Syriza, çöküşün müsebbibi olarak görülen ve ülkenin anahtarını Troyka’ya teslim etmiş merkez partilerden farklı olma iddiasıyla büyük siyaset sahnesine çıktı ve Troyka’ya karşı boyun eğmeme iddiasıyla seçimleri kazandı. 2015’in Ocak ayında büyük umutlarla başa geçen Çipras hükümeti Ağustos ayı geldiğinde Troyka’ya bütünüyle teslimiyet anlamına gelen üçüncü borç antlaşmasını imzalamıştı bile. Bu antlaşma kapsamında alacaklı kuruluşlar, ülke ekonomisinin üzerinde denetimlerini tahkim ettiler; kamusal varlıkların özelleştirilmesinin önündeki engeller kaldırıldı ve emekçi sınıfların üzerindeki kemer sıkma baskısı katlanarak devam etti. Syriza’nın merkez partilerine alternatif yaratma ve Yunan halkını aşağılayan bir anlaşmaya direnme sözü 8 ay içerisinde mutlak bir şekilde tarihe gömüldü.

Syriza-Anel hükümetinin 15 Ocak’ta meclisten geçirdiği yasa paketine ve bu paket etrafında yaşanan mücadelelere bakarken böyle bir bağlamı hatırlamakta fayda var. Troyka heyetiyle imzalanan antlaşma kapsamında alınacak 4 milyar Avro’luk desteğin ön koşulu olarak geçen 1531 sayfalık paket, son ayların en kitlesel grevine ve yoğun protesto eylemlerine neden oldu. Başbakan Çipras’ın “yaz aylarında bitecek olan zorlu kemer sıkma dönemi öncesi son fedakarlıklar” olarak niteleyerek önemsizleştirme ve sıradanlaştırma çabalarına karşın, paket emekçi sınıflara karşı kapsamlı ve çok boyutlu bir saldırı hamlesini ifade ediyor. Saldırının niteliğini anlamak için öne çıkan birkaç noktaya bakmak yeterli. İlk olarak, aralarında toplu taşıma, su ve kanalizasyon, posta hizmetleri gibi altyapı hizmetlerini üstlenmiş şirketlerin bulunduğu 14 kamu şirketinin kayda değer miktarda hissesi özelleştirme fonuna devrediliyor. İkincisi, Yunanistan’da borçlarını ödemekte zorlanan binlerce hane halkının borçları karşılığında evlerinden çıkarılmalarını kolaylaştırma amacıyla, borçlu mülklerin internet üzerinden açık arttırmaya çıkartılmasını öngören bir uygulamaya geçiliyor. En önemlisi ise, sendikaların grev kararı almalarını zorlaştıran 211. madde yoluyla Yunan emekçilerin en güçlü silahı etkisizleştirilmeye çalışılıyor. Özetle, en cevval sağ hükümetlerin dahi el sürmeye cüret edemediği temel haklar, kendisini solda tanımlayan bir hükümet tarafından yok edilmeye çalışılıyor.

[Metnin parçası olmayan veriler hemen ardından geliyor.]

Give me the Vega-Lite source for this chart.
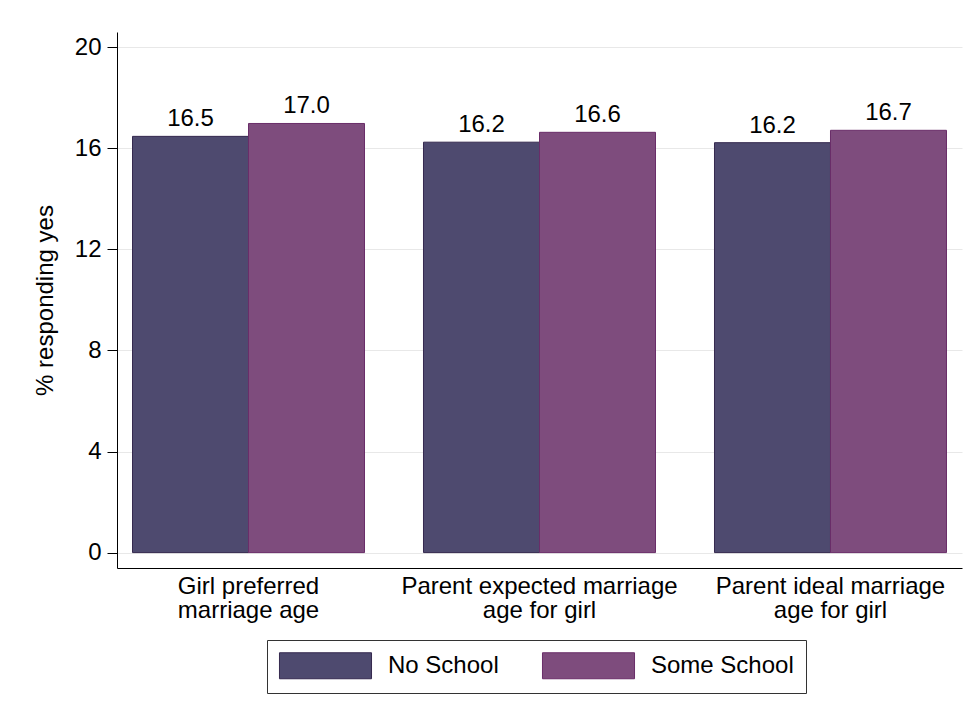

1970’li yılların sosyal demokrat partileri, sosyalizme geçiş konusunda değilse de emek hareketinin kazanımlarını ilerletme, sermayenin gücünü sınırlandırma ve etkin bir refah devleti inşa etme konusunda gerçek bir maddi zemine oturuyorlardı ve bu doğrultuda önemli ilerlemeler kaydettiler. 45 yıl sonra Syriza, 70’lerin sosyal demokrasisinin ancak soluk bir kopyası olabilecek bir programla ortaya çıktı ve dünya solunda büyük bir heyecan dalgası yarattı. Bazılarına göre, Syriza deneyimi 21. yüzyılda sosyalizm mücadelesi için model oluşturacaktı. Bırakın sosyalizmi, mütevazı sosyal demokrat programının yanına dahi yaklaşamadan, emekçi sınıflar yararına tek bir kazanım sağlayamadan teslimiyet bayrağını çekti. Daha birkaç yıl önce sosyalistliğine toz kondurulmayan Syriza, gelinen noktada grev yasaklama görevini üstlenmiş durumda. Thatcher bugünleri görse şüphesiz Çipras’la gurur duyardı.